現在、その金額設定につきまして、公私負担割合の考え方も含め、多くの方々にご理解いただける適正な受益者負担となるよう、利用者や懇談会など関係者のご意見を伺いながら検討しているところであります。
次に、「指導員の雇用」についてでありますが、本市といたしましては、移行後におきまして、「指導員が安定した雇用のもと、やりがいをもちながら働ける処遇を確保すること」や、「信頼関係を築いた指導員による保育の継続を確保すること」は、大変重要であると認識しております。
このため、「指導員の雇用の安定」や「処遇改善」、「人事異動のあり方」につきましては、法人の権限において決定するものでありますが、本市といたしましては、指導員がやりがいを持ちながら働ける処遇や児童・保護者と指導員との信頼関係を確保することができるよう、それらを委託の要件に盛り込むことなどを検討することとしております。

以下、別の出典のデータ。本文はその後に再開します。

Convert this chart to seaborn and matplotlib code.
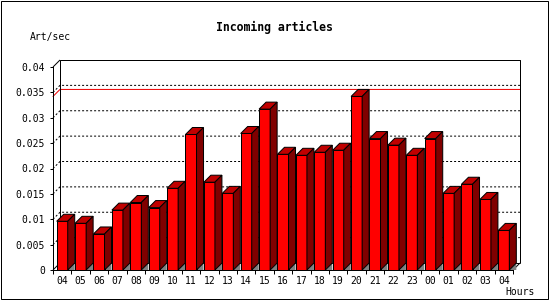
import numpy as np
import pandas as pd
import matplotlib
matplotlib.use("Agg")
import matplotlib.pyplot as plt
import seaborn as sns
from matplotlib.patches import Polygon, Rectangle

# ---- data -------------------------------------------------------------
hours = ["04", "05", "06", "07", "08", "09", "10", "11", "12", "13", "14", "15",
         "16", "17", "18", "19", "20", "21", "22", "23", "00", "01", "02", "03", "04"]
rates = [0.0096, 0.0092, 0.0071, 0.0118, 0.0133, 0.0123, 0.0161, 0.0267, 0.0173,
         0.0151, 0.0269, 0.0317, 0.0228, 0.0226, 0.0232, 0.0236, 0.0342, 0.0259,
         0.0246, 0.0226, 0.0259, 0.0151, 0.0169, 0.0139, 0.0078]
ytick_values = [0, 0.005, 0.01, 0.015, 0.02, 0.025, 0.03, 0.035, 0.04]
ytick_labels = ["0", "0.005", "0.01", "0.015", "0.02", "0.025", "0.03", "0.035", "0.04"]
title = "Incoming articles"
ylabel = "Art/sec"
xlabel = "Hours"

# ---- style ------------------------------------------------------------
sns.set_theme(style="white")
plt.rcParams["font.family"] = ["DejaVu Sans Mono", "DejaVu Sans"]

DPI = 100
W, H = 550, 300
PX = 72.0 / DPI          # one pixel in points
DEPTH = 7                # 3-D depth in pixels

FRONT = "#ff0000"
TOP = "#c00000"
SIDE = "#800000"
FLOOR = "#808080"

fig = plt.figure(figsize=(W / DPI, H / DPI), dpi=DPI)
fig.patch.set_facecolor("white")
ax = fig.add_axes([53 / W, (H - 270) / H, 460 / W, 203 / H])
ax.set_facecolor("none")

df = pd.DataFrame({"slot": np.arange(len(hours)), "hour": hours, "rate": rates})
sns.barplot(data=df, x="slot", y="rate", color=FRONT, saturation=1, width=0.6,
            edgecolor="black", linewidth=PX, ax=ax, zorder=3)

ax.set_xlim(-0.5, len(hours) - 0.5)
ax.set_ylim(ytick_values[0], ytick_values[-1])
ax.set_xlabel("")
ax.set_ylabel("")

# depth in data / axes units
bb = ax.get_window_extent()
x0l, x1l = ax.get_xlim()
y0l, y1l = ax.get_ylim()
dx = DEPTH * (x1l - x0l) / bb.width
dy = DEPTH * (y1l - y0l) / bb.height
dxa = DEPTH / bb.width
dya = DEPTH / bb.height

# 3-D faces for each bar
for p in list(ax.patches):
    x0 = p.get_x()
    w = p.get_width()
    h = p.get_height()
    x1 = x0 + w
    top = Polygon([(x0, h), (x1, h), (x1 + dx, h + dy), (x0 + dx, h + dy)],
                  closed=True, facecolor=TOP, edgecolor="black", linewidth=PX,
                  zorder=3, clip_on=False)
    side = Polygon([(x1, 0), (x1, h), (x1 + dx, h + dy), (x1 + dx, dy)],
                   closed=True, facecolor=SIDE, edgecolor="black", linewidth=PX,
                   zorder=3, clip_on=False)
    floor = Polygon([(x1, 0), (x1 + dx, dy), (x1 + dx, 0)], closed=True,
                    facecolor=FLOOR, edgecolor="none", zorder=2.5, clip_on=False)
    ax.add_patch(floor)
    ax.add_patch(top)
    ax.add_patch(side)

# back wall frame and depth edges
lk = dict(color="black", linewidth=PX, clip_on=False, zorder=2, solid_capstyle="butt")
ax.plot([dxa, dxa, 1 + dxa, 1 + dxa], [dya, 1 + dya, 1 + dya, dya], transform=ax.transAxes, **lk)
ax.plot([dxa, 1 + dxa], [dya, dya], transform=ax.transAxes, **lk)
ax.plot([0, dxa], [1, 1 + dya], transform=ax.transAxes, **lk)
ax.plot([0, dxa], [0, dya], transform=ax.transAxes, **lk)
ax.plot([1, 1 + dxa], [0, dya], transform=ax.transAxes, **lk)

# dotted grid on the back wall
ytr = ax.get_yaxis_transform()
for v in ytick_values[1:-1]:
    ax.plot([0, dxa, 1 + dxa], [v, v + dy, v + dy], transform=ytr, color="black",
            linewidth=PX, linestyle=(0, (2, 2)), zorder=1, clip_on=False)

# red maximum line
m = max(rates)
ax.plot([0, dxa, 1 + dxa], [m, m + dy, m + dy], transform=ytr, color="#ee0000",
        linewidth=PX, zorder=1.5, clip_on=False)

# spines
for s in ["top", "right"]:
    ax.spines[s].set_visible(False)
for s in ["left", "bottom"]:
    ax.spines[s].set_visible(True)
    ax.spines[s].set_color("black")
    ax.spines[s].set_linewidth(PX)
    ax.spines[s].set_zorder(4)

# ticks
ax.set_yticks(ytick_values)
ax.set_yticklabels(ytick_labels)
ax.tick_params(axis="y", which="major", left=True, length=3 * PX, width=PX,
               pad=5 * PX, labelsize=7, colors="black", direction="out")
ax.set_xticks(np.arange(len(hours)))
ax.set_xticklabels(hours)
ax.set_xticks(np.arange(-0.5, len(hours), 1.0), minor=True)
ax.tick_params(axis="x", which="major", bottom=True, length=0, pad=6 * PX,
               labelsize=7, colors="black")
ax.tick_params(axis="x", which="minor", bottom=True, length=4 * PX, width=PX,
               colors="black", direction="out")

# texts
fig.text(274 / W, 1 - 27 / H, title, ha="center", va="center", fontsize=8.3,
         fontweight="bold", color="black")
fig.text(30 / W, 1 - 37 / H, ylabel, ha="left", va="center", fontsize=7, color="black")
fig.text(505 / W, 1 - 292 / H, xlabel, ha="left", va="center", fontsize=7, color="black")

# image border
fig.add_artist(Rectangle((0.5 / W, 1.5 / H), 547.5 / W, 298 / H,
                         transform=fig.transFigure, fill=False,
                         edgecolor="black", linewidth=PX))

fig.savefig("out.png", dpi=DPI)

次に、「指導員の適正配置」についてでありますが、現在、指導員の配置につきましては、厚生労働省令に「従うべき基準」として、1クラスに2人以上配置することとされているものであり、本市におきましては、同省令に従い、条例を制定し、配置基準を定めているところであります。
そのような中、関係法令の改正により、令和2年4月から同省令の配置基準が「参酌すべき基準」になるとされたところでありますが、放課後児童の健全育成を図るためには、保育の質を確保することが重要であると考えておりますことから、適切に対応してまいります。